会社なんてカッパみたいなもの。「複業」を通じて一人ひとりが幸福になる働き方を目指せばいい。/サイボウズ㈱ 代表取締役社長 青野 慶久氏-後編

コラム&インタビュー

ベテランにこそ複業にチャレンジしてほしい

青野:でも、私だって確固としたものがあるのかと言われると自信がないですよ。今はこう言っていても、来年になったら違うことを言っているかもしれない。程度の問題で、人間というのは誰しも移ろいゆくものなんだと思います。人間の身体がそのようにできているんですから。確かに若者は私以上に移ろいやすいかもしれません。でも、変わること自体はいいんです。確固としたものでなくてもいいから、思いをもつことが大切なんだと思います。

前川:というのも、かつての日本企業には、人材育成に関してはいいところはあったのではないかと私は考えているんです。会社が一人前になるまで若手を育てる仕組みがありましたから。ところが、最近は大手企業も、長期視野の雇用や育成をあきらめ、今欲しいスキルを持つ人を雇い用がなくなれば解雇するジョブ型雇用を志向しつつある。それがスタンダードになったとき、力のある人材はそれでもやっていけると思うのですが、取り残される若者が数多く出てきてしまうのではないかという懸念をもっているんです。

青野:そもそも「育成とはなんぞや」ということから考えないといけないのかもしれません。自分たちが育ってほしいように育つことを望むなら、ある程度型に嵌めて教育することも必要かもしれない。

しかし、私たちは、「自分で選択して、自分で責任をもつ」こと、つまり「自立」ができればどう育ってもその人の自由だと考えていますから、たとえば、ある若手が「自分は週3日勤務で趣味を大切にする生活をしたい。その分、仕事の面での成長はゆっくりでいい」というならそれでOKなんです。自分で選んだことをやってもらう。その結果に責任をもつ。これができるようになればその人はその人なりに成長しているんです。

前川:その「やってもらう」というところが、歴史ある企業には難しいのかもしれませんね。今は、企業はどうしてもデキる人に仕事を集中させて目先の結果を出そうとする傾向がありますから。若手にチャンスが回ってこないことも散見されます。

青野:そこはチームとしての理念を高く掲げているかどうかの問題です。サイボウズは「チームワークあふれる社会を創る」という壮大な理念をもっていますから、これを実現しようと思ったら、若手であろうが、経験が浅かろうが、いる人たちのフルパワーを動員していかざるを得ない。

必然的に若手にもチャンスは回ってきます。

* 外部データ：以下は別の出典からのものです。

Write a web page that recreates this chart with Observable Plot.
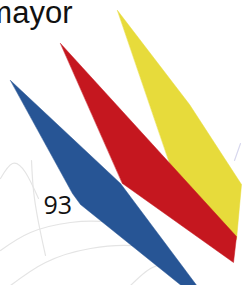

とりあえず今の儲けを維持できればいいやというくらいの低い理念や目標しかないから、デキる人だけでなんとかしてしまおうという発想になるんだと思いますよ。

前川:なるほど。そう考えると、会社が根本的に変わっていくことでしか、今、人材育成に関して噴出している諸問題を解決できないんでしょうね。今はまさに過渡期にあると。

青野:そう思います。変われない会社は消えていくと思いますよ。

前川:むしろ問題なのは、若手よりも「キャリアなんて考えるな」と言われて育ってきたベテランなのかもしれません。その環境で猛烈に働き続けてきた40代、50代ともなると、組織や働き方が変わっていくことになかなか対応できないですから。

青野:そこで複業ですよ。当社にも、大手銀行から転職してきた50代のベテラン社員がいて、一時期頭打ちになっていたんです。生真面目で、指示されたことは完璧に取り組んでくれるけれど、型にはまりがちで。そこで、複業してみたら?と提案したんです。最初はびっくりしていました。会社に必要ないと言われたと受け取ったようです。でも複業を始めて彼は変わりました。真剣に自分は何をやりたいのかを考え抜き、社会的弱者とされる人たちが生きやすい社会をつくりたいという思いに至ったんです。そこから活動の幅も広がり、目に見えてイキイキとしてきました。いまや彼はその世界では有名人ですよ。カッパの呪縛がようやく解けたんです。

前川:なるほど、複業はベテランの再生にも有効ということですね。

青野:…あ、ほかにも複業のメリットがありました。当社では複業先で結婚相手を見つけてきた社員もいるんですよ。